begin
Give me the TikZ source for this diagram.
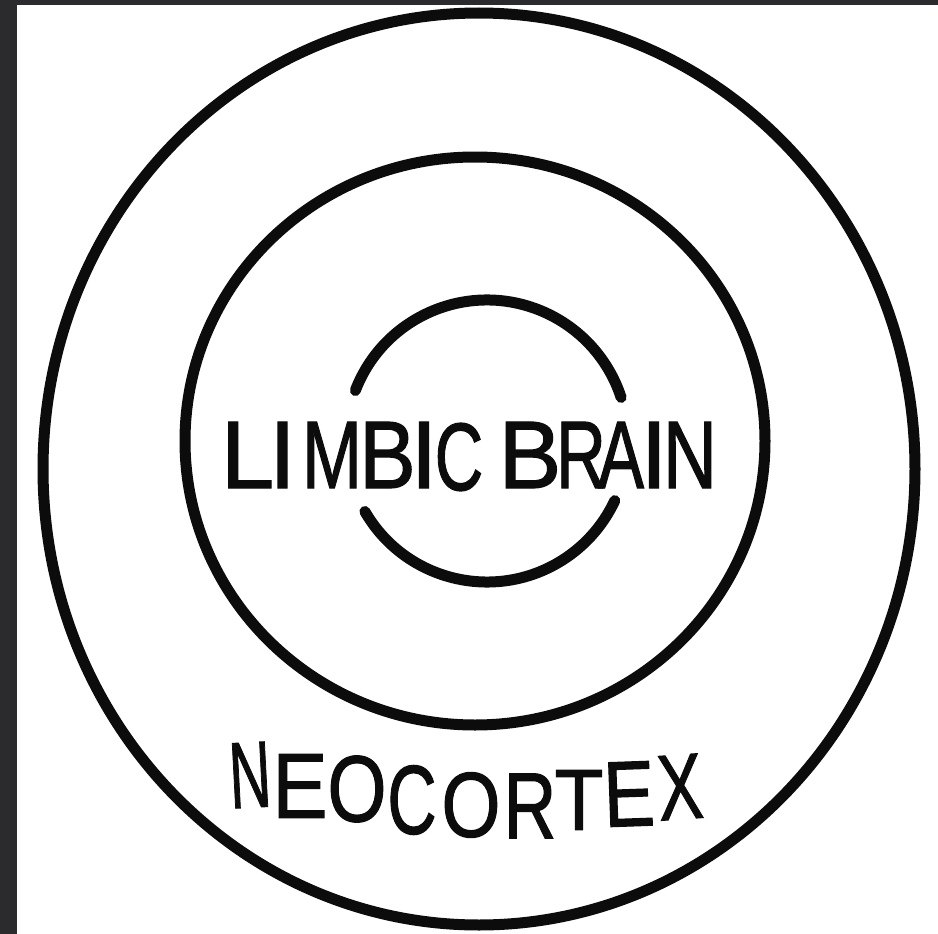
\documentclass[tikz,border=0pt]{standalone}
\usepackage{fontspec}
\setmainfont{Liberation Sans}
\newfontfamily\lettering[FakeBold=1.3]{Liberation Sans}
\usepackage{graphicx}
\definecolor{ink}{HTML}{0C0C0C}
\definecolor{frame}{HTML}{2B2B2D}
\tikzset{
  ring/.style={draw=ink, line width=11pt, line cap=round, line join=round},
  glyph/.style={inner sep=0pt, outer sep=0pt, text=ink, font=\lettering\fontsize{96}{96}\selectfont},
}
\newcommand{\glyph}[7]{\node[glyph,rotate=#5] (#1) at (#2,#3) {\scalebox{#4}[#6]{#7}};}
\begin{document}
\begin{tikzpicture}[x=1pt,y=-1pt]
\useasboundingbox (0,0) rectangle (938,934);
\fill[white] (0,0) rectangle (938,934);
\fill[frame] (0,0) rectangle (17,934);
\fill[frame] (0,0) rectangle (938,5);
% outer ring
\draw[ring] (479,469) ellipse [x radius=436, y radius=456];
% middle ring
\draw[ring] (475,441) ellipse [x radius=290, y radius=284];
% inner broken ring
\coordinate (ic) at (487,441);
\draw[ring] (ic) ++(-159:141) arc[start angle=-159, end angle=-18, radius=141];
\draw[ring] (ic) ++(150:141) arc[start angle=150, end angle=25, radius=141];
% LIMBIC BRAIN
\glyph{l1}{247.5}{455}{1.0}{0}{1}{L}
\glyph{l2}{282.5}{455}{1.0}{0}{1}{I}
\glyph{l3}{332}{455}{0.75}{0}{1}{M}
\glyph{l4}{387.5}{455}{0.88}{0}{1}{B}
\glyph{l5}{424}{455}{1.0}{0}{1}{I}
\glyph{l6}{459}{457}{0.7}{0}{1}{C}
\glyph{l7}{530}{455}{0.98}{0}{1}{B}
\glyph{l8}{581}{455}{0.72}{0}{1}{R}
\glyph{l9}{621}{455}{0.72}{0}{1}{A}
\glyph{l10}{654}{455}{1.0}{0}{1}{I}
\glyph{l11}{690}{455}{0.78}{0}{1}{N}
% NEOCORTEX
\glyph{n1}{250}{775}{0.6}{3}{0.98}{N}
\glyph{n2}{300}{786}{0.86}{0}{0.96}{E}
\glyph{n3}{357}{789}{0.79}{0}{0.98}{O}
\glyph{n4}{412}{800}{0.71}{0}{1.02}{C}
\glyph{n5}{471}{805}{0.79}{0}{0.96}{O}
\glyph{n6}{530}{806}{0.76}{0}{0.98}{R}
\glyph{n7}{579}{800}{0.83}{0}{0.9}{T}
\glyph{n8}{629}{794}{0.8}{2}{0.97}{E}
\glyph{n9}{680}{787}{0.7}{4}{0.97}{X}
\end{tikzpicture}
\end{document}
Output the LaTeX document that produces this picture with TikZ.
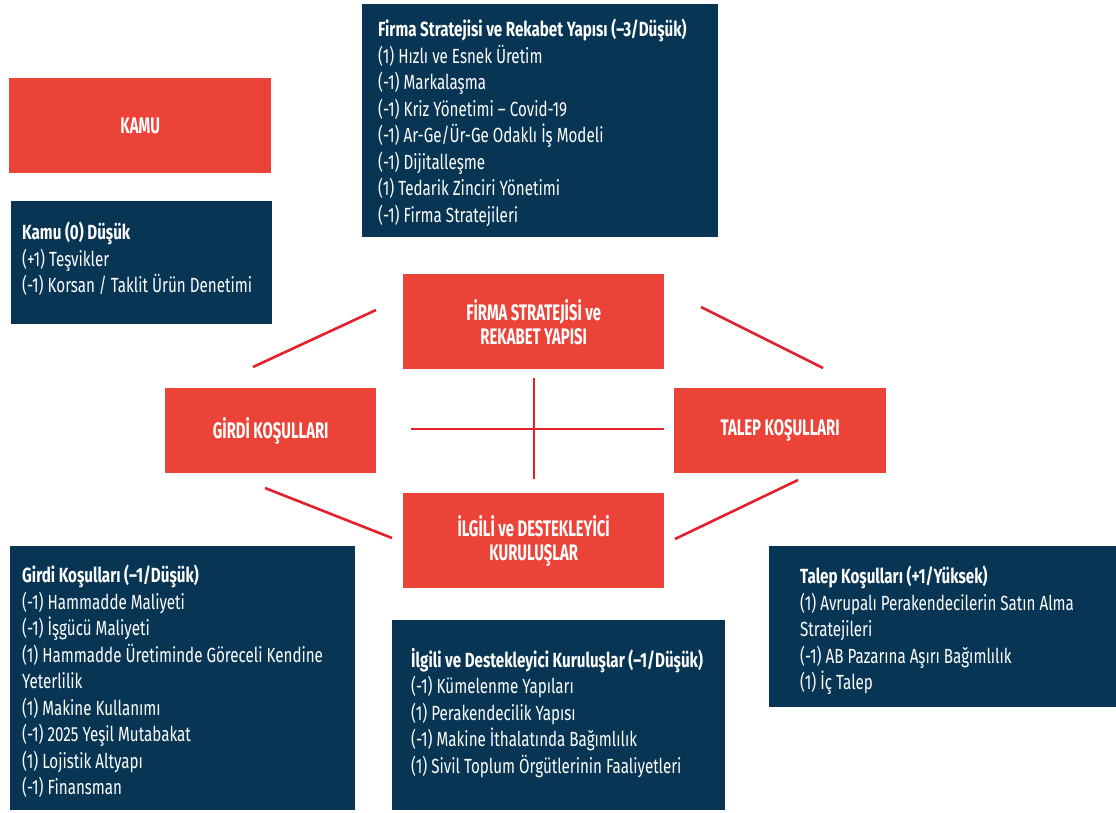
end
→ Exercise instructions: All the material shown above is to be copied exactly, with no pictures carried over.

→ Task output:
Give me the TikZ source for this diagram.
\documentclass[tikz,border=0pt]{standalone}
\usepackage{fontspec}
\setmainfont{Liberation Sans}
\newfontfamily\lettering[FakeBold=1.3]{Liberation Sans}
\usepackage{graphicx}
\definecolor{ink}{HTML}{0C0C0C}
\definecolor{frame}{HTML}{2B2B2D}
\tikzset{
  ring/.style={draw=ink, line width=11pt, line cap=round, line join=round},
  glyph/.style={inner sep=0pt, outer sep=0pt, text=ink, font=\lettering\fontsize{96}{96}\selectfont},
}
\newcommand{\glyph}[7]{\node[glyph,rotate=#5] (#1) at (#2,#3) {\scalebox{#4}[#6]{#7}};}
\begin{document}
\begin{tikzpicture}[x=1pt,y=-1pt]
\useasboundingbox (0,0) rectangle (938,934);
\fill[white] (0,0) rectangle (938,934);
\fill[frame] (0,0) rectangle (17,934);
\fill[frame] (0,0) rectangle (938,5);
% outer ring
\draw[ring] (479,469) ellipse [x radius=436, y radius=456];
% middle ring
\draw[ring] (475,441) ellipse [x radius=290, y radius=284];
% inner broken ring
\coordinate (ic) at (487,441);
\draw[ring] (ic) ++(-159:141) arc[start angle=-159, end angle=-18, radius=141];
\draw[ring] (ic) ++(150:141) arc[start angle=150, end angle=25, radius=141];
% LIMBIC BRAIN
\glyph{l1}{247.5}{455}{1.0}{0}{1}{L}
\glyph{l2}{282.5}{455}{1.0}{0}{1}{I}
\glyph{l3}{332}{455}{0.75}{0}{1}{M}
\glyph{l4}{387.5}{455}{0.88}{0}{1}{B}
\glyph{l5}{424}{455}{1.0}{0}{1}{I}
\glyph{l6}{459}{457}{0.7}{0}{1}{C}
\glyph{l7}{530}{455}{0.98}{0}{1}{B}
\glyph{l8}{581}{455}{0.72}{0}{1}{R}
\glyph{l9}{621}{455}{0.72}{0}{1}{A}
\glyph{l10}{654}{455}{1.0}{0}{1}{I}
\glyph{l11}{690}{455}{0.78}{0}{1}{N}
% NEOCORTEX
\glyph{n1}{250}{775}{0.6}{3}{0.98}{N}
\glyph{n2}{300}{786}{0.86}{0}{0.96}{E}
\glyph{n3}{357}{789}{0.79}{0}{0.98}{O}
\glyph{n4}{412}{800}{0.71}{0}{1.02}{C}
\glyph{n5}{471}{805}{0.79}{0}{0.96}{O}
\glyph{n6}{530}{806}{0.76}{0}{0.98}{R}
\glyph{n7}{579}{800}{0.83}{0}{0.9}{T}
\glyph{n8}{629}{794}{0.8}{2}{0.97}{E}
\glyph{n9}{680}{787}{0.7}{4}{0.97}{X}
\end{tikzpicture}
\end{document}
Output the LaTeX document that produces this picture with TikZ.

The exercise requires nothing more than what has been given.